3. Training and Awareness Programs
  • Cybersecurity Training: Develop and implement comprehensive cybersecurity training programs that align with the SEC regulations and NIST framework. Training should be mandatory for all employees, emphasizing the importance of cybersecurity and how individual efforts contribute to the organization's overall security posture.
  • Awareness Campaigns: Launch awareness campaigns to highlight the importance of cybersecurity and the role of the new SEC regulations and NIST framework in enhancing the organization's security. Use these campaigns to break down silos by showing how cybersecurity is a shared responsibility.
4. Leveraging Technology
  • Unified Security Platforms: Implement unified security management platforms that provide visibility across the organization. Such platforms can help break down silos by enabling a centralized view of the organization's cybersecurity posture.
  • Collaboration Tools: Utilize tools that facilitate communication and information sharing among different teams. This can help overcome physical and organizational barriers to collaboration.
5. Incentivizing Cooperation
  • Performance Metrics: Include cybersecurity goals in performance evaluations based on adherence to SEC regulations and the NIST framework. This can incentivize individuals and departments to align their efforts with organizational cybersecurity goals.

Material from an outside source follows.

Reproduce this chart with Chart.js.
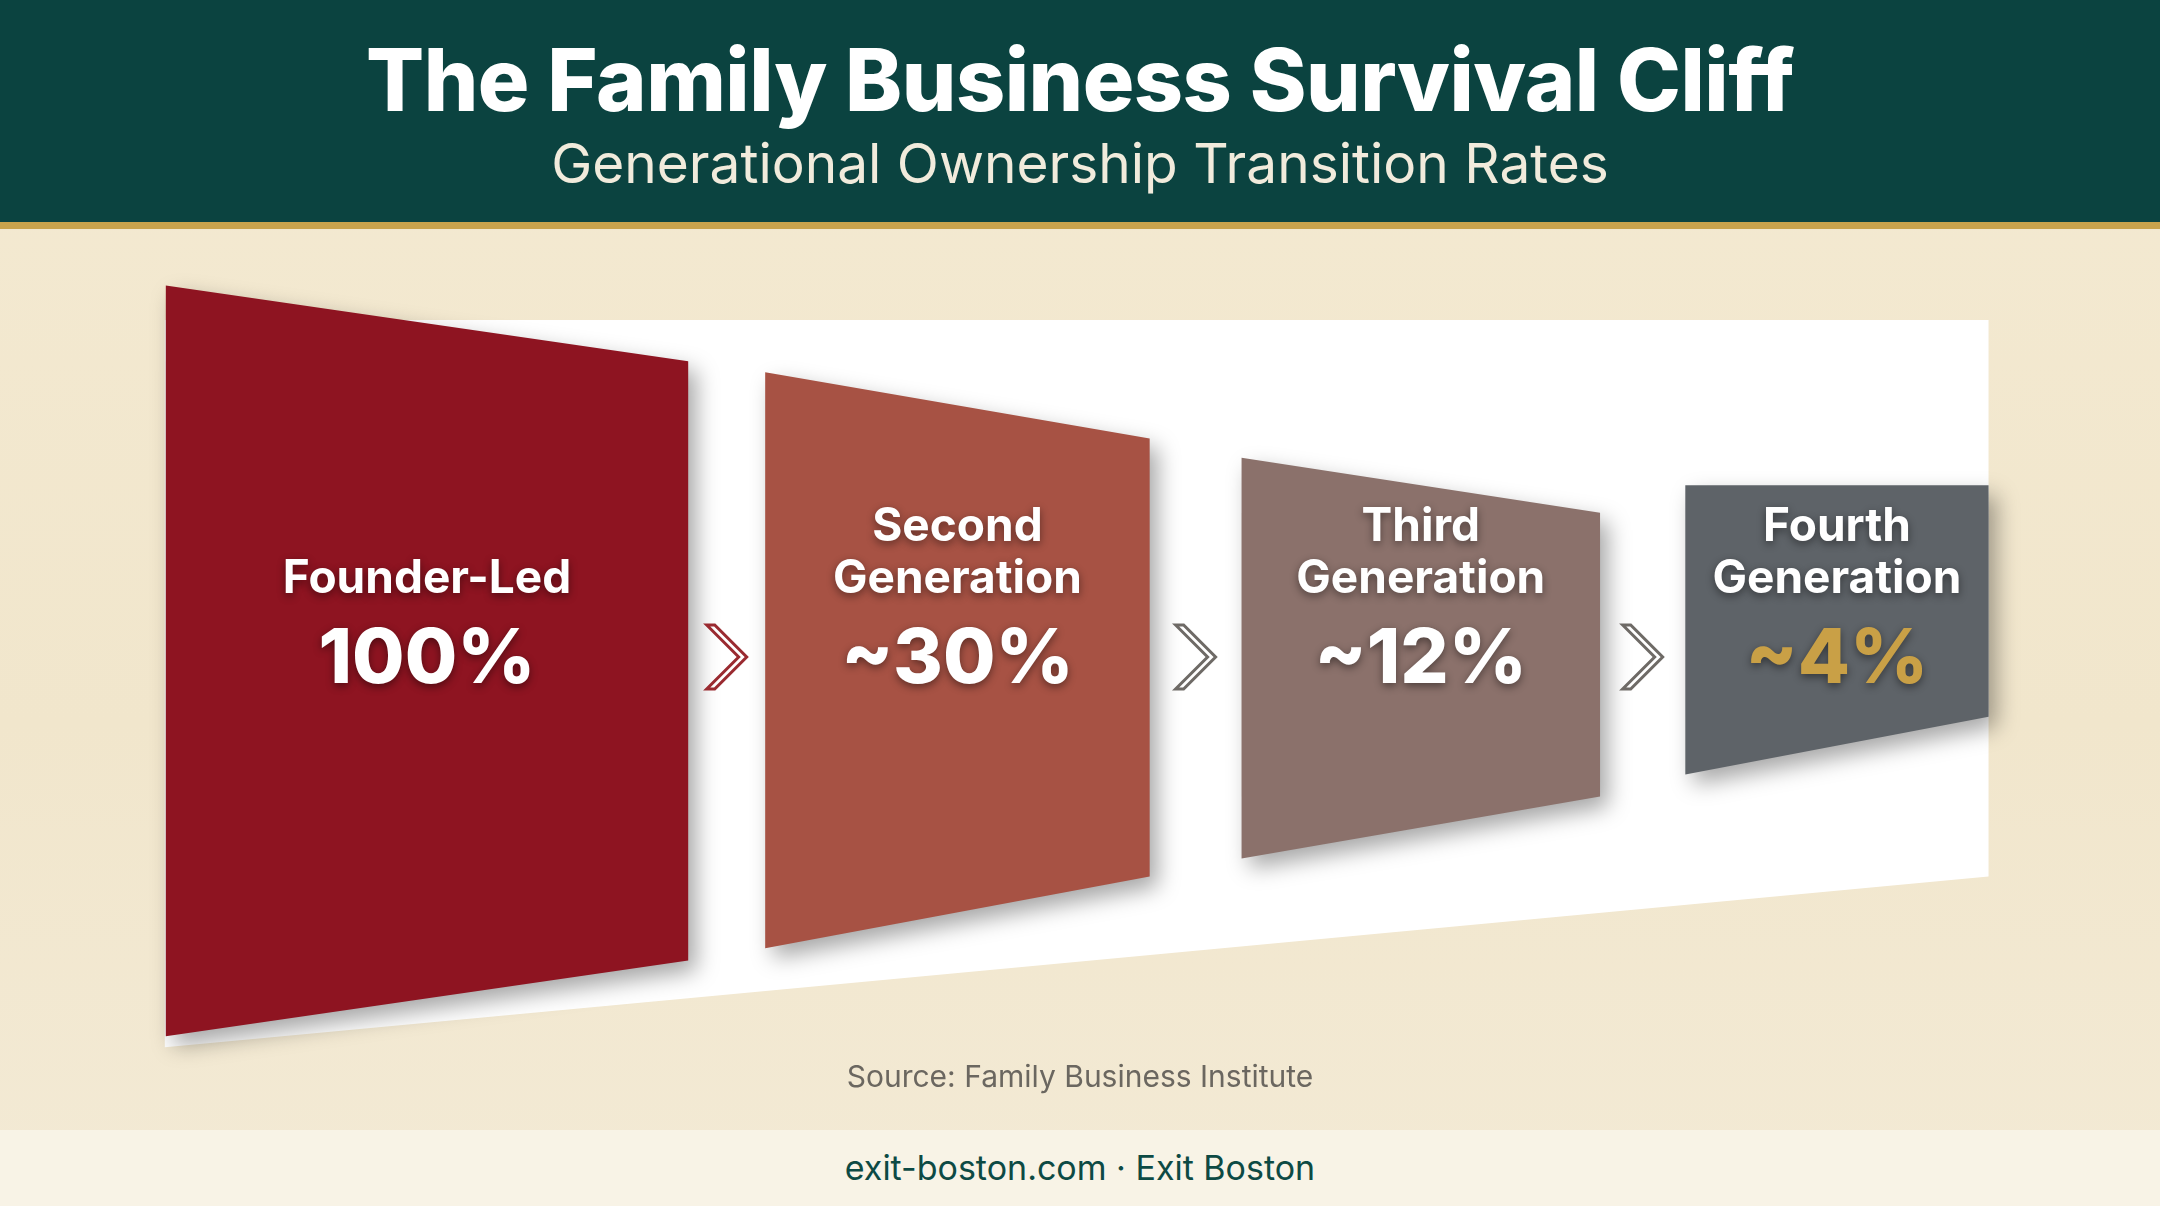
<!DOCTYPE html>
<html>
<head>
<meta charset="utf-8">
<script src="https://cdn.jsdelivr.net/npm/chart.js@4.4.0/dist/chart.umd.min.js"></script>
<style>
  body { margin: 0; width: 2160px; height: 1206px; overflow: hidden; font-family: Inter, "Noto Sans", sans-serif;
    background: linear-gradient(180deg, #f4ead2 0%, #f1e6cc 60%, #f3ead5 100%); position: relative; }
  #head { position: absolute; left: 0; top: 0; width: 2160px; height: 222px; background: #0b4340; border-bottom: 7px solid #c9a34c; text-align: center; }
  #head h1 { margin: 0; padding-top: 32px; color: #fff; font-size: 86px; font-weight: 800; letter-spacing: -0.5px; line-height: 96px; }
  #head h2 { margin: 0; color: #f1ebdc; font-size: 55px; font-weight: 400; line-height: 70px; }
  #wrap { position: absolute; left: 0; top: 229px; width: 2160px; height: 901px; }
  #source { position: absolute; top: 1058px; width: 2160px; text-align: center; font-size: 30px; color: #6b6760; }
  #foot { position: absolute; left: 0; top: 1130px; width: 2160px; height: 76px; background: #f8f3e6; text-align: center;
    line-height: 76px; font-size: 34px; color: #0d4a44; }
</style>
</head>
<body>
<div id="head"><h1>The Family Business Survival Cliff</h1><h2>Generational Ownership Transition Rates</h2></div>
<div id="wrap"><canvas id="funnel" width="2160" height="901"></canvas></div>
<div id="source">Source: Family Business Institute</div>
<div id="foot">exit-boston.com · Exit Boston</div>
<script>
// Stages of ownership
const stages = [["Founder-Led"], ["Second", "Generation"], ["Third", "Generation"], ["Fourth", "Generation"]];
const rates = ["100%", "~30%", "~12%", "~4%"];

// Stage positions along the funnel and block widths (x units)
const stagePos = [0, 1.123, 2.104, 2.985];
const stageWidth = [1.106, 0.814, 0.759, 0.642];

// Funnel edge heights (left edge and right edge of each block)
const leftTop = [54.6, 42, 29.6, 25.6];
const leftBottom = [-54.4, -41.6, -28.6, -16.4];
const rightTop = [43.6, 32.4, 21.6, 25.6];
const rightBottom = [-43.4, -31.2, -19.6, -8];

const stageColors = ["#8e1421", "#a75244", "#8b716b", "#5e6368"];
const rateColors = ["#ffffff", "#ffffff", "#ffffff", "#c9a046"];

// White band behind the funnel
const bandTop = 49.6, bandBottomLeft = -56, bandBottomRight = -31.2;

const funnelPlugin = {
    id: "funnel",
    beforeDatasetsDraw(chart) {
        const ctx = chart.ctx, x = chart.scales.x, y = chart.scales.y;
        const x0 = x.getPixelForValue(stagePos[0] - stageWidth[0] / 2) - 1;
        const x1 = x.getPixelForValue(stagePos[3] + stageWidth[3] / 2);
        ctx.save();
        ctx.fillStyle = "#ffffff";
        ctx.beginPath();
        ctx.moveTo(x0, y.getPixelForValue(bandTop));
        ctx.lineTo(x1, y.getPixelForValue(bandTop));
        ctx.lineTo(x1, y.getPixelForValue(bandBottomRight));
        ctx.lineTo(x0, y.getPixelForValue(bandBottomLeft));
        ctx.closePath();
        ctx.fill();
        ctx.restore();
    },
    afterDatasetsDraw(chart) {
        const ctx = chart.ctx, x = chart.scales.x, y = chart.scales.y;
        stages.forEach((lines, i) => {
            const cx0 = x.getPixelForValue(stagePos[i]);
            const l = x.getPixelForValue(stagePos[i] - stageWidth[i] / 2);
            const r = x.getPixelForValue(stagePos[i] + stageWidth[i] / 2);
            ctx.save();
            ctx.shadowColor = "rgba(0,0,0,0.35)";
            ctx.shadowBlur = 22;
            ctx.shadowOffsetX = 8;
            ctx.shadowOffsetY = 10;
            ctx.fillStyle = stageColors[i];
            ctx.beginPath();
            ctx.moveTo(l, y.getPixelForValue(leftTop[i]));
            ctx.lineTo(r, y.getPixelForValue(rightTop[i]));
            ctx.lineTo(r, y.getPixelForValue(rightBottom[i]));
            ctx.lineTo(l, y.getPixelForValue(leftBottom[i]));
            ctx.closePath();
            ctx.fill();
            ctx.restore();

            // labels
            ctx.save();
            ctx.textAlign = "center";
            ctx.textBaseline = "middle";
            ctx.shadowColor = "rgba(0,0,0,0.45)";
            ctx.shadowBlur = 8;
            ctx.shadowOffsetY = 3;
            ctx.fillStyle = "#ffffff";
            ctx.font = "bold 46px Inter, 'Noto Sans', sans-serif";
            const nameY = lines.length === 1 ? [350] : [298, 350];
            lines.forEach((t, k) => ctx.fillText(t, cx0, nameY[k]));
            ctx.fillStyle = rateColors[i];
            ctx.font = "800 76px Inter, 'Noto Sans', sans-serif";
            ctx.fillText(rates[i], cx0, 431);
            ctx.restore();

            // chevron to next stage
            if (i < stages.length - 1) {
                const nx = x.getPixelForValue(stagePos[i + 1] - stageWidth[i + 1] / 2);
                const cx = (r + nx) / 2 - 4, cy = 428;
                ctx.save();
                ctx.strokeStyle = i === 0 ? "#9a2a30" : "#6e6a66";
                ctx.lineWidth = 3;
                ctx.beginPath();
                ctx.moveTo(cx - 16, cy - 32);
                ctx.lineTo(cx + 16, cy);
                ctx.lineTo(cx - 16, cy + 32);
                ctx.lineTo(cx - 8, cy + 32);
                ctx.lineTo(cx + 24, cy);
                ctx.lineTo(cx - 8, cy - 32);
                ctx.closePath();
                ctx.stroke();
                ctx.restore();
            }
        });
    },
};

new Chart(document.getElementById("funnel"), {
    type: "scatter",
    data: {
        datasets: [{
            data: stagePos.map((p) => ({ x: p, y: 0 })),
            pointRadius: 0,
        }],
    },
    options: {
        responsive: false,
        animation: false,
        layout: { padding: 0 },
        scales: {
            x: { display: false, min: -0.904, max: 3.669 },
            y: { display: false, min: -68, max: 62.8 },
        },
        plugins: { legend: { display: false }, tooltip: { enabled: false } },
    },
    plugins: [funnelPlugin],
});
</script>
</body>
</html>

  • Recognition Programs: Establish recognition programs to acknowledge departments and individuals who excel in implementing cybersecurity measures and fostering a security culture.

Conclusion

By strategically leveraging the new SEC regulations and the NIST 2.0 framework, a cybersecurity leader can establish a unified approach to cybersecurity that transcends organizational silos. This approach requires clear communication, collaboration, training, technology use, and incentives to encourage participation and buy-in from all parts of the organization.